EXERCISE INSTRUCTIONS:
From the top of the entries, reproduce each line exactly, stopping after the line that contains "0.31, 0.15, 0, 0.31, 0.15, 0, 0.31, 0.15, 0, 0]". Omit pictures.

════════════════

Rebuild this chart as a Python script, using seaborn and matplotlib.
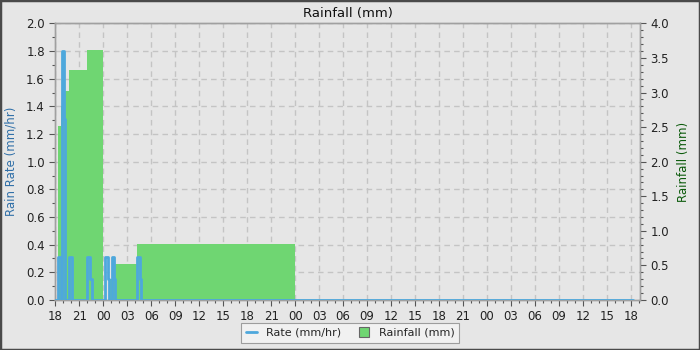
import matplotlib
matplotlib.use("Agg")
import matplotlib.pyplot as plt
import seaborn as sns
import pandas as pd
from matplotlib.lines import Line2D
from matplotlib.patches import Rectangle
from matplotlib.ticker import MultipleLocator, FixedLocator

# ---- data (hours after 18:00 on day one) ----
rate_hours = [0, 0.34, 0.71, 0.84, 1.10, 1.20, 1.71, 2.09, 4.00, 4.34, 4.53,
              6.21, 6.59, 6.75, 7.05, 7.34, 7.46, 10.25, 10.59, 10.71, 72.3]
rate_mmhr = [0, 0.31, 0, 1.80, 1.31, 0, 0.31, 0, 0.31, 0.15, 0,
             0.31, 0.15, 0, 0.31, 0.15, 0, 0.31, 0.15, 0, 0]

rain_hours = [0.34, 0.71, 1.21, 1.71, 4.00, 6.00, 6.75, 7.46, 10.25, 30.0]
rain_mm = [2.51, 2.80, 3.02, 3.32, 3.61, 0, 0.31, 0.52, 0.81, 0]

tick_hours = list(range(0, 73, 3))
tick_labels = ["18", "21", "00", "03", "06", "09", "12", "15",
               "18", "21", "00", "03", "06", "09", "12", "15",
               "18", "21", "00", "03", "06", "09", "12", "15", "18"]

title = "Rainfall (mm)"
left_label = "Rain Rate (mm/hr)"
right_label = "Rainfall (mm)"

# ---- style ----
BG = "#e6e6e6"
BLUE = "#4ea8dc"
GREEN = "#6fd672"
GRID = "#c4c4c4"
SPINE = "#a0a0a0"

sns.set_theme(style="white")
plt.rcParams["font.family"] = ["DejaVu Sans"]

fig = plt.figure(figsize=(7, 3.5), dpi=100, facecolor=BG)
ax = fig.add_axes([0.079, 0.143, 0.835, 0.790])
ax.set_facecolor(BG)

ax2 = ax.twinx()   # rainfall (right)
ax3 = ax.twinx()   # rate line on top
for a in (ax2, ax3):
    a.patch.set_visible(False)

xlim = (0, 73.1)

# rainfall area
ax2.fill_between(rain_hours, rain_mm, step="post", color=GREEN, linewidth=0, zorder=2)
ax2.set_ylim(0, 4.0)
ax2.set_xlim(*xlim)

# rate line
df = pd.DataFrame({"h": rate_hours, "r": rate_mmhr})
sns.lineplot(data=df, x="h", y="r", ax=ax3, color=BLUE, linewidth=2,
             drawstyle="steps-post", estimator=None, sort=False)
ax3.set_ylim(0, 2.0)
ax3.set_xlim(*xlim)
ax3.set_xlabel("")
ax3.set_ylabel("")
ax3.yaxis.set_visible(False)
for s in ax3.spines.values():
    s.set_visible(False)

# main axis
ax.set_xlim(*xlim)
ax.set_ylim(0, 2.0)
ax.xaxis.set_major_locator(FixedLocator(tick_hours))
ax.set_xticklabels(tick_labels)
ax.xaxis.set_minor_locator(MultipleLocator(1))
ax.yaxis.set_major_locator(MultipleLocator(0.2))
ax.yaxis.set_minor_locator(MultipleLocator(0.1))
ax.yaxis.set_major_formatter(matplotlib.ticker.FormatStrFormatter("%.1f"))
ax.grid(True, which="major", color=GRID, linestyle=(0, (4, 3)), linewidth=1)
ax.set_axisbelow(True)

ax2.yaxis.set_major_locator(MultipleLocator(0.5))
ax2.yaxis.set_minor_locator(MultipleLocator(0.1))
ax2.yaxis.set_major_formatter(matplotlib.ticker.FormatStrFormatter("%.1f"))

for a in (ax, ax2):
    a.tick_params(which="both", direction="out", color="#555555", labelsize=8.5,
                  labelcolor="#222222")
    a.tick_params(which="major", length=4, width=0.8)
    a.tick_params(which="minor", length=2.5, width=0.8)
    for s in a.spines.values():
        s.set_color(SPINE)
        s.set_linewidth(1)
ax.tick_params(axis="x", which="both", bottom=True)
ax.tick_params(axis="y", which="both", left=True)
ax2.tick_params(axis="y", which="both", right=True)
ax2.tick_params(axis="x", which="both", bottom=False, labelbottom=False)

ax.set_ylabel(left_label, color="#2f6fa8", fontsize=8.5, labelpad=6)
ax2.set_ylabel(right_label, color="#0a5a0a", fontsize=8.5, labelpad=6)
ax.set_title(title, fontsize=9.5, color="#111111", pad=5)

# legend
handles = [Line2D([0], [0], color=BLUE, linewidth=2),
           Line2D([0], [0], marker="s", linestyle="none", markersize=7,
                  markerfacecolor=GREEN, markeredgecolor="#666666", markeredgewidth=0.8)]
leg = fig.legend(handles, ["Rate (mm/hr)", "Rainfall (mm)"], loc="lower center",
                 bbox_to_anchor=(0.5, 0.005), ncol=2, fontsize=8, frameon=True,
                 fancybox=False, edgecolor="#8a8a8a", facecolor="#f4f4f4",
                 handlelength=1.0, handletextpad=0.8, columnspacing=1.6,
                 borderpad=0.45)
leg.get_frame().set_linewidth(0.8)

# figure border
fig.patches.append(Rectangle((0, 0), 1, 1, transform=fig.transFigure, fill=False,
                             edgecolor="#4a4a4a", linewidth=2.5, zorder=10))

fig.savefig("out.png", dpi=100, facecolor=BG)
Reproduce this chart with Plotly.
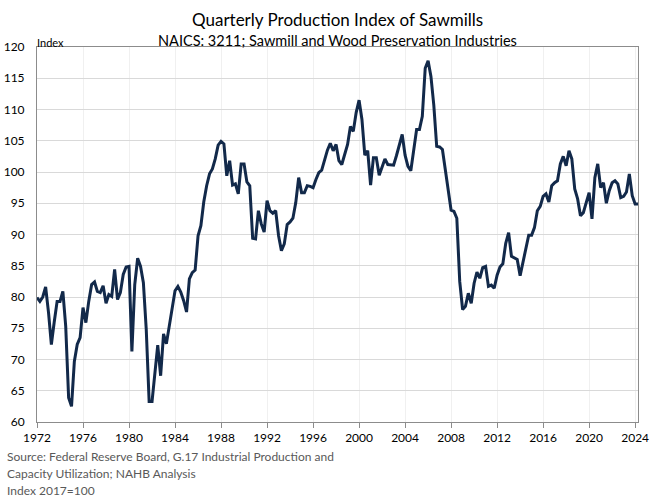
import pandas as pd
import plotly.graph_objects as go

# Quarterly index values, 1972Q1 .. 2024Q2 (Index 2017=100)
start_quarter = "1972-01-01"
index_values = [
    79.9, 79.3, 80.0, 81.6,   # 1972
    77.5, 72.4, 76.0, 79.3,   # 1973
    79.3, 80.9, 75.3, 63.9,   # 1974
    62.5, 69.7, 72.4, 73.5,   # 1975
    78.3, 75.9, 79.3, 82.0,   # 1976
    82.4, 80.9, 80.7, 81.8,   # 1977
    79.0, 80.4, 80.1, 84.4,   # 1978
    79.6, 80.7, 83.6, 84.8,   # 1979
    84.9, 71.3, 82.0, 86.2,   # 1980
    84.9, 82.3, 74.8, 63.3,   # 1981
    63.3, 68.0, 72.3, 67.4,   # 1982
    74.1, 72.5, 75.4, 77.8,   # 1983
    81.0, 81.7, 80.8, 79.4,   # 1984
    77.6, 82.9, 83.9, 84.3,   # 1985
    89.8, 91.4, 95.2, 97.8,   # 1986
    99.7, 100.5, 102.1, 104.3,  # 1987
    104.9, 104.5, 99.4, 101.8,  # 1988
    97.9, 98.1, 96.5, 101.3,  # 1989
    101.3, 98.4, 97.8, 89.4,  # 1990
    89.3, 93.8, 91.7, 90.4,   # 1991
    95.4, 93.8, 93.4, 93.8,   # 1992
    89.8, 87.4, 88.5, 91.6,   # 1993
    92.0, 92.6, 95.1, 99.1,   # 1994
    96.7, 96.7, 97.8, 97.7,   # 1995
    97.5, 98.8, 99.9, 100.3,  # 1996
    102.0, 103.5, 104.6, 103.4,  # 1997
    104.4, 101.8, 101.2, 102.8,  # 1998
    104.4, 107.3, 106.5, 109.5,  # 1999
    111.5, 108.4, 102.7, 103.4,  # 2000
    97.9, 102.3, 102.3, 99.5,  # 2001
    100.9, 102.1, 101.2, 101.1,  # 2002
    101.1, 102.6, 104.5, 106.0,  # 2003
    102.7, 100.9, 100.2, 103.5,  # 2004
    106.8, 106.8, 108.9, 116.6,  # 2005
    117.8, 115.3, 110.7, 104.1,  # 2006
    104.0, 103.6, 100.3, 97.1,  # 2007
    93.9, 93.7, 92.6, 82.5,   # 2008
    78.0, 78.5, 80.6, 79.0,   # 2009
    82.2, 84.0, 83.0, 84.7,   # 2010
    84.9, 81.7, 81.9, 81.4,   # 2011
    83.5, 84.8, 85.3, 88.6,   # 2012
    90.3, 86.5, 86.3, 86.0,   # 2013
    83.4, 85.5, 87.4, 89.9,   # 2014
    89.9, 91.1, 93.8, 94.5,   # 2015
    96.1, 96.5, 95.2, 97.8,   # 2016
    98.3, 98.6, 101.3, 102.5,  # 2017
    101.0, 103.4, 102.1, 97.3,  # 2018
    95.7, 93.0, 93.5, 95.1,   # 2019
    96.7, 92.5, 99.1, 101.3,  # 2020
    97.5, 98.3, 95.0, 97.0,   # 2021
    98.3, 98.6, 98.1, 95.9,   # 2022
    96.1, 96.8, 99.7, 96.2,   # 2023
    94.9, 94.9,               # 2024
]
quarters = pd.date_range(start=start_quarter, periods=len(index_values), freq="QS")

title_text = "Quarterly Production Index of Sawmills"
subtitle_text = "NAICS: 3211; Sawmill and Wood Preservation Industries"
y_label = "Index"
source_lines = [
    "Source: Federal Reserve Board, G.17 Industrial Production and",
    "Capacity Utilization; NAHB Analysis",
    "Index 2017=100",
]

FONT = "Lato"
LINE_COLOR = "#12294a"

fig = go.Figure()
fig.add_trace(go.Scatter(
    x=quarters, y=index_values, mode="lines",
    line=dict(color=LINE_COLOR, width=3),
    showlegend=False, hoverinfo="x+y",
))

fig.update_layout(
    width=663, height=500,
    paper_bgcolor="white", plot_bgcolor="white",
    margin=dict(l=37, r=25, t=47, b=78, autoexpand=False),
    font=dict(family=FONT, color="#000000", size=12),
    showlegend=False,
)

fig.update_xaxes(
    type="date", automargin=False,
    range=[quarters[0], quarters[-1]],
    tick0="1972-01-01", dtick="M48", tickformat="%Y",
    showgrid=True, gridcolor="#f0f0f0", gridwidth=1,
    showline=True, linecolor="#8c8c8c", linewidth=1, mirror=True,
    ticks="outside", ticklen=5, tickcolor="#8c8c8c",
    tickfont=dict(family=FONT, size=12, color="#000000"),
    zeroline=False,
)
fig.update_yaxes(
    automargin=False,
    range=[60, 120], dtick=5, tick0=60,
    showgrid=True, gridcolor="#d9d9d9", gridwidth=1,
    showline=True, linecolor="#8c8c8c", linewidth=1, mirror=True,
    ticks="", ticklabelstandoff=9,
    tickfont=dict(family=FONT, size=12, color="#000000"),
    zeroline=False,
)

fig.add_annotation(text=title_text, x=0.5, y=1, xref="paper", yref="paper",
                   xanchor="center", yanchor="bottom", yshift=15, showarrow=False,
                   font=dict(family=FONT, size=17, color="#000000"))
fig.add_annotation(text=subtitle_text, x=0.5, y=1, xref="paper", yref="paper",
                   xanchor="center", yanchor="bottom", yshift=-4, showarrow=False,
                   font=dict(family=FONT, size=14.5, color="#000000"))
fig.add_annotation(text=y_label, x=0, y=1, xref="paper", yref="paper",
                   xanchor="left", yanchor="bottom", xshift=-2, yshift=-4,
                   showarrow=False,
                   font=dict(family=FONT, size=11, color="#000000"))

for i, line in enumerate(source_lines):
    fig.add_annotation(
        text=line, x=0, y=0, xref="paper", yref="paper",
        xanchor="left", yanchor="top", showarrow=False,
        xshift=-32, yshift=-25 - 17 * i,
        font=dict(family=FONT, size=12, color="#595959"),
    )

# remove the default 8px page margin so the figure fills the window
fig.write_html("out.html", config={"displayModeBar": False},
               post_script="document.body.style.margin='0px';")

════════════════

REPLY TO THE EXERCISE:
Rebuild this chart as a Python script, using seaborn and matplotlib.
import matplotlib
matplotlib.use("Agg")
import matplotlib.pyplot as plt
import seaborn as sns
import pandas as pd
from matplotlib.lines import Line2D
from matplotlib.patches import Rectangle
from matplotlib.ticker import MultipleLocator, FixedLocator

# ---- data (hours after 18:00 on day one) ----
rate_hours = [0, 0.34, 0.71, 0.84, 1.10, 1.20, 1.71, 2.09, 4.00, 4.34, 4.53,
              6.21, 6.59, 6.75, 7.05, 7.34, 7.46, 10.25, 10.59, 10.71, 72.3]
rate_mmhr = [0, 0.31, 0, 1.80, 1.31, 0, 0.31, 0, 0.31, 0.15, 0,
             0.31, 0.15, 0, 0.31, 0.15, 0, 0.31, 0.15, 0, 0]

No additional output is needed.